Lumenlog.

Week 24

Mysterious books, drone races and delicious sentences

Gibsonesque things are afoot in the Valley:

A mysterious little book called Iterating Grace is floating around San Francisco right now. At least a dozen people have received the book in the mail—or in my case, by secret hand-delivery to my house. (Which is a little creepy.)

The book, a darkly satirical piece on a programmer-turned-sage, is, somewhat surprisingly, really good:

He began to see, in their tweets, hints of some elusive, but irrefutable wisdom: a string of logic that underwrote the universe like code. For him, the tossed-off musings and business maxims of these men (they were almost all men) shimmered with a certain numinous luster. He contemplated individual tweets for days, sometimes weeks, expounding on them at length in the margins of his books about the sea, meditating on them as though they were koans.
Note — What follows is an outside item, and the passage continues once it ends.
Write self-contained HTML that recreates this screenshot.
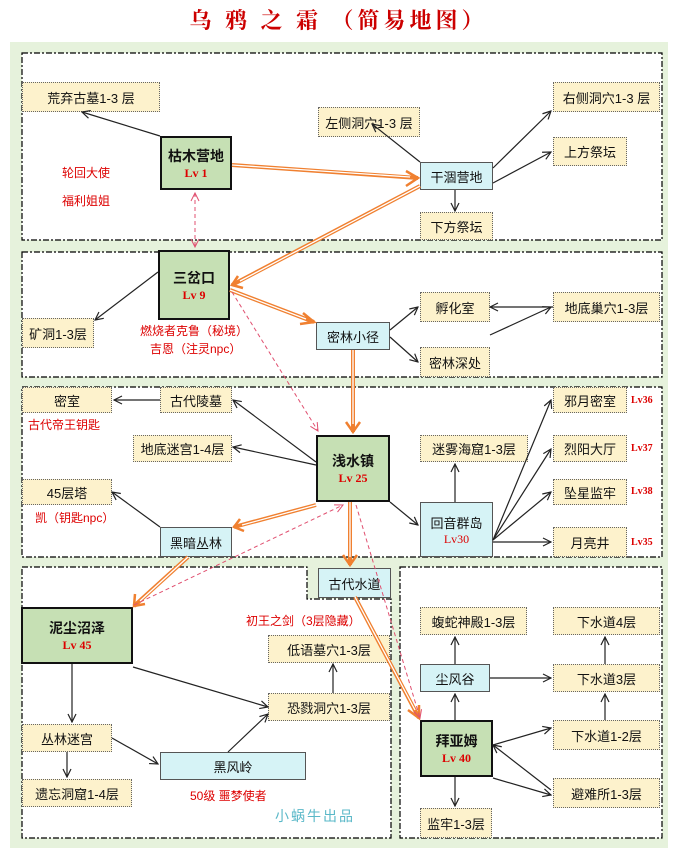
<!DOCTYPE html>
<html><head><meta charset="utf-8"><style>
body{margin:0;width:677px;height:855px;background:#fff;position:relative;overflow:hidden;font-family:"Liberation Sans","Noto Sans CJK SC",sans-serif;}
.t{position:absolute;left:0;width:677px;top:4px;text-align:center;font:bold 22px "Liberation Serif","Noto Serif CJK SC",serif;color:#c00;letter-spacing:4px}
.bg{position:absolute;left:10px;top:42px;width:658px;height:806px;background:#e6f2dc}
.b{position:absolute;box-sizing:border-box;display:flex;align-items:center;justify-content:center;flex-direction:column;font-size:13px;color:#111;white-space:nowrap}
.y{background:#fdf2cc;border:1px dotted #666}
.c{background:#d6f3f6;border:1px solid #555}
.g{background:#c6e0b4;border:2px solid #111;font-weight:bold;font-size:14px}
.g i,.c i{font-style:normal;color:#d00;font-size:12px;font-family:"Liberation Serif","Noto Serif CJK SC",serif}
.c i{font-weight:normal}
.r{position:absolute;color:#d00;font-size:12px;white-space:nowrap}
.lv{position:absolute;color:#d00;font-size:10px;font-weight:bold;font-family:"Liberation Serif",serif}
svg{position:absolute;left:0;top:0}
</style></head><body>
<div class="t">乌 鸦 之 霜 （简易地图）</div>
<div class="bg"></div>
<svg width="677" height="855">
<g fill="#fff" stroke="#000" stroke-dasharray="6,2,2,2" stroke-width="1.2">
<rect x="22" y="53" width="640" height="187"/>
<rect x="22" y="252" width="640" height="125"/>
<rect x="22" y="387" width="640" height="170"/>
<path d="M22 567H307V599H391V838H22Z"/>
<rect x="400" y="567" width="262" height="271"/>
</g>
</svg>
<div class="b y" style="left:22px;top:82px;width:138px;height:30px">荒弃古墓1-3 层</div>
<div class="b g" style="left:160px;top:136px;width:72px;height:54px">枯木营地<i>Lv 1</i></div>
<div class="r" style="left:62px;top:164px">轮回大使</div>
<div class="r" style="left:62px;top:192px">福利姐姐</div>
<div class="b y" style="left:318px;top:107px;width:102px;height:30px">左侧洞穴1-3 层</div>
<div class="b c" style="left:420px;top:162px;width:73px;height:28px">干涸营地</div>
<div class="b y" style="left:553px;top:82px;width:107px;height:30px">右侧洞穴1-3 层</div>
<div class="b y" style="left:553px;top:137px;width:74px;height:29px">上方祭坛</div>
<div class="b y" style="left:420px;top:212px;width:73px;height:28px">下方祭坛</div>

<div class="b g" style="left:158px;top:250px;width:72px;height:70px">三岔口<i>Lv 9</i></div>
<div class="b y" style="left:22px;top:318px;width:72px;height:30px">矿洞1-3层</div>
<div class="r" style="left:140px;top:322px">燃烧者克鲁（秘境）</div>
<div class="r" style="left:150px;top:340px">吉恩（注灵npc）</div>
<div class="b c" style="left:316px;top:322px;width:74px;height:28px">密林小径</div>
<div class="b y" style="left:420px;top:292px;width:70px;height:30px">孵化室</div>
<div class="b y" style="left:553px;top:292px;width:107px;height:30px">地底巢穴1-3层</div>
<div class="b y" style="left:420px;top:347px;width:70px;height:30px">密林深处</div>

<div class="b y" style="left:22px;top:387px;width:90px;height:26px">密室</div>
<div class="r" style="left:28px;top:416px">古代帝王钥匙</div>
<div class="b y" style="left:160px;top:387px;width:72px;height:26px">古代陵墓</div>
<div class="b y" style="left:133px;top:435px;width:99px;height:27px">地底迷宫1-4层</div>
<div class="b g" style="left:316px;top:435px;width:74px;height:67px">浅水镇<i>Lv 25</i></div>
<div class="b y" style="left:420px;top:435px;width:108px;height:27px">迷雾海窟1-3层</div>
<div class="b y" style="left:22px;top:479px;width:90px;height:26px">45层塔</div>
<div class="r" style="left:35px;top:509px">凯（钥匙npc）</div>
<div class="b c" style="left:160px;top:527px;width:72px;height:30px">黑暗丛林</div>
<div class="b c" style="left:420px;top:502px;width:73px;height:55px">回音群岛<i>Lv30</i></div>
<div class="b y" style="left:553px;top:387px;width:74px;height:26px">邪月密室</div>
<div class="b y" style="left:553px;top:435px;width:74px;height:27px">烈阳大厅</div>
<div class="b y" style="left:553px;top:479px;width:74px;height:26px">坠星监牢</div>
<div class="b y" style="left:553px;top:527px;width:74px;height:30px">月亮井</div>
<div class="lv" style="left:631px;top:395px">Lv36</div>
<div class="lv" style="left:631px;top:443px">Lv37</div>
<div class="lv" style="left:631px;top:486px">Lv38</div>
<div class="lv" style="left:631px;top:537px">Lv35</div>

<div class="b c" style="left:318px;top:568px;width:73px;height:30px">古代水道</div>
<div class="b g" style="left:21px;top:607px;width:112px;height:57px">泥尘沼泽<i>Lv 45</i></div>
<div class="r" style="left:246px;top:612px">初王之剑（3层隐藏）</div>
<div class="b y" style="left:268px;top:635px;width:122px;height:28px">低语墓穴1-3层</div>
<div class="b y" style="left:268px;top:693px;width:122px;height:28px">恐戮洞穴1-3层</div>
<div class="b y" style="left:22px;top:724px;width:90px;height:28px">丛林迷宫</div>
<div class="b y" style="left:22px;top:779px;width:110px;height:28px">遗忘洞窟1-4层</div>
<div class="b c" style="left:160px;top:752px;width:146px;height:28px">黑风岭</div>
<div class="r" style="left:190px;top:787px">50级 噩梦使者</div>
<div class="r" style="left:275px;top:806px;color:#5ab8c8;font-size:14px;letter-spacing:2px">小蜗牛出品</div>
<div class="b y" style="left:420px;top:607px;width:107px;height:28px">蝮蛇神殿1-3层</div>
<div class="b c" style="left:420px;top:664px;width:70px;height:28px">尘风谷</div>
<div class="b g" style="left:420px;top:720px;width:73px;height:57px">拜亚姆<i>Lv 40</i></div>
<div class="b y" style="left:420px;top:808px;width:72px;height:30px">监牢1-3层</div>
<div class="b y" style="left:553px;top:607px;width:107px;height:28px">下水道4层</div>
<div class="b y" style="left:553px;top:664px;width:107px;height:28px">下水道3层</div>
<div class="b y" style="left:553px;top:720px;width:107px;height:30px">下水道1-2层</div>
<div class="b y" style="left:553px;top:778px;width:107px;height:30px">避难所1-3层</div>

<svg width="677" height="855">
<defs>
<marker id="a" markerWidth="10" markerHeight="10" refX="9" refY="5" orient="auto" markerUnits="userSpaceOnUse"><path d="M1 1L9 5L1 9" fill="none" stroke="#222" stroke-width="1.2"/></marker>
<marker id="p" markerWidth="10" markerHeight="10" refX="9" refY="5" orient="auto" markerUnits="userSpaceOnUse"><path d="M1 1L9 5L1 9" fill="none" stroke="#e05070" stroke-width="1"/></marker>
<marker id="ps" markerWidth="10" markerHeight="10" refX="1" refY="5" orient="auto" markerUnits="userSpaceOnUse"><path d="M9 1L1 5L9 9" fill="none" stroke="#e05070" stroke-width="1"/></marker>
</defs>
<g stroke="#222" stroke-width="1.2" fill="none" marker-end="url(#a)">
<path d="M160 136L82 112"/><path d="M420 162L372 124"/><path d="M493 168L551 111"/><path d="M493 183L551 152"/><path d="M455 190V211"/>
<path d="M158 272L95 320"/><path d="M490 335L551 307"/><path d="M553 307H490"/><path d="M390 337L418 362"/><path d="M390 330L418 307"/>
<path d="M160 400H114"/><path d="M316 462L233 400"/><path d="M316 465L233 447"/><path d="M160 527L112 492"/><path d="M390 502L418 525"/><path d="M455 502V464"/>
<path d="M493 540L551 400"/><path d="M493 540L551 449"/><path d="M493 540L551 492"/><path d="M493 542H551"/>
<path d="M72 664V722"/><path d="M67 752V777"/><path d="M112 738L158 764"/><path d="M228 752L268 714"/><path d="M133 667L268 707"/><path d="M333 693V664"/>
<path d="M455 720V694"/><path d="M455 664V637"/><path d="M490 678H551"/><path d="M605 664V637"/><path d="M605 720V694"/>
<path d="M493 745L551 728"/><path d="M551 790L493 745"/><path d="M493 778L551 795"/><path d="M455 777V806"/>
</g>
<g fill="none" stroke="#f08030" stroke-width="4">
<path d="M232 165L418 178"/><path d="M420 186L232 285"/><path d="M230 290L314 322"/><path d="M353 350V432"/><path d="M316 505L234 527"/><path d="M350 502V565"/><path d="M188 557L134 606"/><path d="M355 597L419 718"/>
</g>
<g fill="none" stroke="#fff" stroke-width="1.3">
<path d="M232 165L410 177"/><path d="M420 186L240 281"/><path d="M230 290L306 319"/><path d="M353 350V424"/><path d="M316 505L242 525"/><path d="M350 502V557"/><path d="M188 557L140 601"/><path d="M355 597L415 710"/>
</g>
<g fill="none" stroke="#f08030" stroke-width="2.5">
<path d="M406 171L418 178L406 186"/><path d="M238 276L232 285L243 288"/><path d="M303 313L314 322L300 324"/><path d="M346 422L353 432L360 422"/><path d="M240 519L234 527L244 531"/><path d="M343 555L350 565L357 555"/><path d="M135 594L134 606L145 604"/><path d="M408 710L419 718L419 705"/>
</g>
<g fill="none" stroke="#e05070" stroke-width="1" stroke-dasharray="4,3">
<path d="M195 193V247" marker-end="url(#p)" marker-start="url(#ps)"/>
<path d="M232 292L318 431" marker-end="url(#p)"/>
<path d="M134 605L343 505" marker-end="url(#p)"/>
<path d="M356 505L420 718" marker-end="url(#p)"/>
</g>
</svg>
</body></html>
Alexis Madrigal, who received a copy and thankfully transcribed it, has a nice round-up of the entire affair. It feels like something straight out of Pattern Recognition.

Speaking of start-up culture, I honestly couldn’t tell if this was a joke or not. Subsequently, I found out that they are not only entirely serious, but also part of a thriving sub-genre of cooking gadget start-ups. The future is profoundly weird.

See also: The Tamborzão Goes to Thailand, a delightful tale about the migration of Brazilian dance music to Thailand that also manages to make some beautiful points about music and globalisation.

I see a glimmer of hope for new global connections born in the rapture of music rather than in the trauma of colonialism.

People are racing drones around abandoned warehouses. That’s a sentence I wouldn’t have expected to type a few years ago. Another delicious sentence: Jacob Applebaum and Ai Weiwei collaborated on an art project. (Previously.)